Question

How do you evaluate the indefinite integral $\int{\left( {{x}^{^{2}}}-2x+4 \right)}dx$ ?

Answer 1

Hint: In this question, we have to find the value of an indefinite integral. Thus, we will apply the integration formula and the basic mathematical rules to get the solution. First, we will split the given integral with respect to addition. Then, we will apply the integration formula in all the three integral using the integration formula $\int{{{x}^{m}}dx}=\dfrac{{{x}^{m+1}}}{m+1}$ in the first two integrals and $\int{adx}=ax$ in the last integral. In the end, we will make the necessary calculations, to get the required result for the solution.

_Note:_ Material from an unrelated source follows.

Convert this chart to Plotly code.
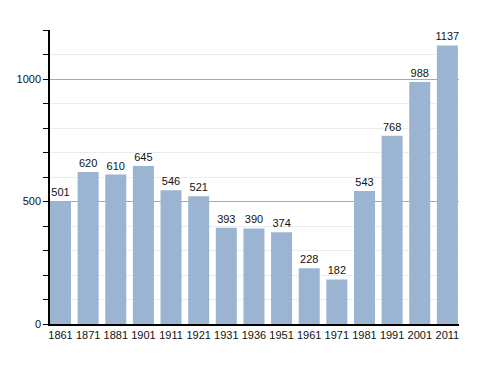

Complete step by step solution:
According to the problem, we have to find the value of an indefinite integral.
Thus, we will apply the integration formula and the basic mathematical rules to get the solution.
The indefinite integral given to us is $\int{\left( {{x}^{^{2}}}-2x+4 \right)}dx$ ------------- (1)
First, we will split the integral (1) with respect to addition, we get
$\Rightarrow \int{{{x}^{2}}}dx+\int{-2xdx+\int{4dx}}$
On further simplification the above expression, we get
$\Rightarrow \int{{{x}^{2}}}dx-\int{2xdx+\int{4dx}}$
Now, we will apply the integration formula $\int{{{x}^{m}}dx}=\dfrac{{{x}^{m+1}}}{m+1}$ in first two integrals and $\int{adx}=ax$ in last integral, we get
$\Rightarrow \dfrac{{{x}^{2+1}}}{2+1}-\dfrac{2{{x}^{1+1}}}{1+1}+4x$
On further simplification, we get
$\Rightarrow \dfrac{{{x}^{3}}}{3}-\dfrac{2{{x}^{2}}}{2}+4x$
Now, we know same terms in the numerator and denominator cancel out, thus we get
$\Rightarrow \dfrac{{{x}^{3}}}{3}-{{x}^{2}}+4x+c$ where c is some constant, which is the required answer.
Therefore, the value of integral $\int{\left( {{x}^{^{2}}}-2x+4 \right)}dx$ is $\dfrac{{{x}^{3}}}{3}-{{x}^{2}}+4x$ where c is some constant.

Note:
While solving this problem, do the step-by-step calculation properly to avoid confusion and mathematical error. Mention all the formula you are using to get an accurate answer. Do not forget to write ‘c’ as the constant, because the problem is a type of indefinite integral and not the definite integral.